▶ The problem:
Leave out the pictures, and write out exactly the lines from the beginning of the material to the line holding "plt.rcParams['font.size'] = 11", that line included, and nothing else.

▶ Stored data:
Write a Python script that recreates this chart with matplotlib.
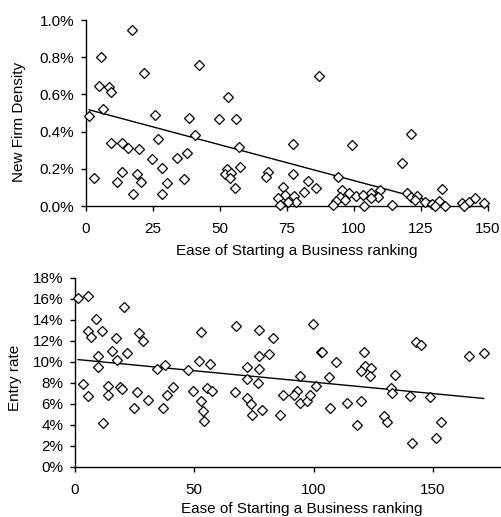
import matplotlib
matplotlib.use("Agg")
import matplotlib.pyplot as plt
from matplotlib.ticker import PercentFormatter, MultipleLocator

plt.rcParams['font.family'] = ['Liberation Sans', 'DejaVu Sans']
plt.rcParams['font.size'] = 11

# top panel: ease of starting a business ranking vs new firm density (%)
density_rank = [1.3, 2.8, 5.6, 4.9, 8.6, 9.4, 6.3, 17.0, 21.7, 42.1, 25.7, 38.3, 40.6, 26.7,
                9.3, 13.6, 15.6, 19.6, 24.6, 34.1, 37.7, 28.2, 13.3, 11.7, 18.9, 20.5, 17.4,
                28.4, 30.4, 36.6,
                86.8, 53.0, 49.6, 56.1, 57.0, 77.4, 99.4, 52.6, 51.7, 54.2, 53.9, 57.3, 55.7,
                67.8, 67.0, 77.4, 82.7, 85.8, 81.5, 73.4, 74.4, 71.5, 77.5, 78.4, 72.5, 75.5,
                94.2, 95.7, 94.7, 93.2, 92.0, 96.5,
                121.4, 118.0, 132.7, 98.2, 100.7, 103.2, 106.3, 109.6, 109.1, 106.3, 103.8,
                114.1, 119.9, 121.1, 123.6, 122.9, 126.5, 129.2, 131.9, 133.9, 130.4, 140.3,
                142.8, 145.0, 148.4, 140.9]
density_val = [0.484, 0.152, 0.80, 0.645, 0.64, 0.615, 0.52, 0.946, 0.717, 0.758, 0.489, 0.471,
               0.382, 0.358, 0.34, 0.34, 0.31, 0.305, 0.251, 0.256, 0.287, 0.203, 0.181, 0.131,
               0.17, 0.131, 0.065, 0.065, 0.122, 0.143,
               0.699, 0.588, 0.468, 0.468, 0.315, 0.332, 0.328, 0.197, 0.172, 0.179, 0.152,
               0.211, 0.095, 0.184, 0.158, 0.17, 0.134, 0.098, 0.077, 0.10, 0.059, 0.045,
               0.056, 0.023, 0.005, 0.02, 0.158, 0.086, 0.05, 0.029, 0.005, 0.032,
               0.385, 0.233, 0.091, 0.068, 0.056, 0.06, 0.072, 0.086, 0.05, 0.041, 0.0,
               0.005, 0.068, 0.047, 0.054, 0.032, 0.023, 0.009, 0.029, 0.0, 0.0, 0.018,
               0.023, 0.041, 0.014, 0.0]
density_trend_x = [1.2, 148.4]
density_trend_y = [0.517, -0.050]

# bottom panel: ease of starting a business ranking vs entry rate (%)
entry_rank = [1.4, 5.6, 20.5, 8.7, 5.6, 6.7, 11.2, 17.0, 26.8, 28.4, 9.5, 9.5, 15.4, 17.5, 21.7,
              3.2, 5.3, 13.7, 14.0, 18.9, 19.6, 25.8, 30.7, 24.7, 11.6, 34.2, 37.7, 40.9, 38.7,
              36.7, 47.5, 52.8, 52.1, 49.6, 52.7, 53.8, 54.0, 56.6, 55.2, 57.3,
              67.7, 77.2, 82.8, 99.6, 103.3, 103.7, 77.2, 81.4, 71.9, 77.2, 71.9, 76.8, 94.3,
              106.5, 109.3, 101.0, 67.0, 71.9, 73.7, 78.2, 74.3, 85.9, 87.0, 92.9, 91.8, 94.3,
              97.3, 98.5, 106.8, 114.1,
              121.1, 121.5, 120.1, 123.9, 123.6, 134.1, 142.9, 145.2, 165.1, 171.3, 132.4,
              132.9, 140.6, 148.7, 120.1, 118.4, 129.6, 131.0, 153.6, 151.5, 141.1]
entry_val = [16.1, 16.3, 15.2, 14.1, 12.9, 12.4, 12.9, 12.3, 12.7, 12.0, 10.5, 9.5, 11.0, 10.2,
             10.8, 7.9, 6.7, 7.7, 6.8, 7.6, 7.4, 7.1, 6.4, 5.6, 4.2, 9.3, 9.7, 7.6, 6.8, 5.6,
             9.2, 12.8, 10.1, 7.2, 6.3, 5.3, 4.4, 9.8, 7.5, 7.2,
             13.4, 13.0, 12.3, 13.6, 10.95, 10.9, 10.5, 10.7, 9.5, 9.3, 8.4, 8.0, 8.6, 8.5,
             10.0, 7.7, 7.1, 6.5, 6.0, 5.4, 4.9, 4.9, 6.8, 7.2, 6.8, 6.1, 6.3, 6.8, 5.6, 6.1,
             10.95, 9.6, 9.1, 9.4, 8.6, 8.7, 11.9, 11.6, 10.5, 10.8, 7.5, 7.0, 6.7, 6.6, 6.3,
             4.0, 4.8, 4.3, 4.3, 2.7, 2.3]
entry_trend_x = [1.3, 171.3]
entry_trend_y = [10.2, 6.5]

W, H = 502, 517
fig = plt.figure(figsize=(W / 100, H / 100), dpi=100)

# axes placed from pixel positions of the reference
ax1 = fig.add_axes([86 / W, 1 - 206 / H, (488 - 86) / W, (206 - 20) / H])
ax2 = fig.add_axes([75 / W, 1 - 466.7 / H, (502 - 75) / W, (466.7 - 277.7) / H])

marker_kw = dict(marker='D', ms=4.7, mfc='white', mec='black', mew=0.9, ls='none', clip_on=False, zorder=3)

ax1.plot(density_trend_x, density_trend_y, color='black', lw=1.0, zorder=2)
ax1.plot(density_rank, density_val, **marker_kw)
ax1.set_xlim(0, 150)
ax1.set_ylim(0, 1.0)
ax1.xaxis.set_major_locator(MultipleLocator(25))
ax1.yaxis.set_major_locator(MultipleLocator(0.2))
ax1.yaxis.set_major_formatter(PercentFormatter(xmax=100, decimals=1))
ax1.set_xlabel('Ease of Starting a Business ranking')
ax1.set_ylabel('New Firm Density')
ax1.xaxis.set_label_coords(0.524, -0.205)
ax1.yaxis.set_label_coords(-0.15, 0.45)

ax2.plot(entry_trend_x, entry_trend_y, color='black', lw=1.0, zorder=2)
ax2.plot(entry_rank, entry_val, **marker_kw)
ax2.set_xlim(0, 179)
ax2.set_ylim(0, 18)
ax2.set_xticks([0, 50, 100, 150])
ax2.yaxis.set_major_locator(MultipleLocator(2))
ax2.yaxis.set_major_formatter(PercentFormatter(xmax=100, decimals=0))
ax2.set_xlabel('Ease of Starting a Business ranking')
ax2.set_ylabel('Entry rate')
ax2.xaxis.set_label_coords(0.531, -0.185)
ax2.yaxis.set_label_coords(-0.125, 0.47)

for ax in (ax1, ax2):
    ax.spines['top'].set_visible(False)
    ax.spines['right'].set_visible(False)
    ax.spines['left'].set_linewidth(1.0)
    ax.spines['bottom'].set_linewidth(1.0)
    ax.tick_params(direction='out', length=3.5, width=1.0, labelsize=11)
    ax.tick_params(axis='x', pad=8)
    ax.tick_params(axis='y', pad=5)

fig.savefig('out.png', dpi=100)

▶ Result for this task:
Write a Python script that recreates this chart with matplotlib.
import matplotlib
matplotlib.use("Agg")
import matplotlib.pyplot as plt
from matplotlib.ticker import PercentFormatter, MultipleLocator

plt.rcParams['font.family'] = ['Liberation Sans', 'DejaVu Sans']
plt.rcParams['font.size'] = 11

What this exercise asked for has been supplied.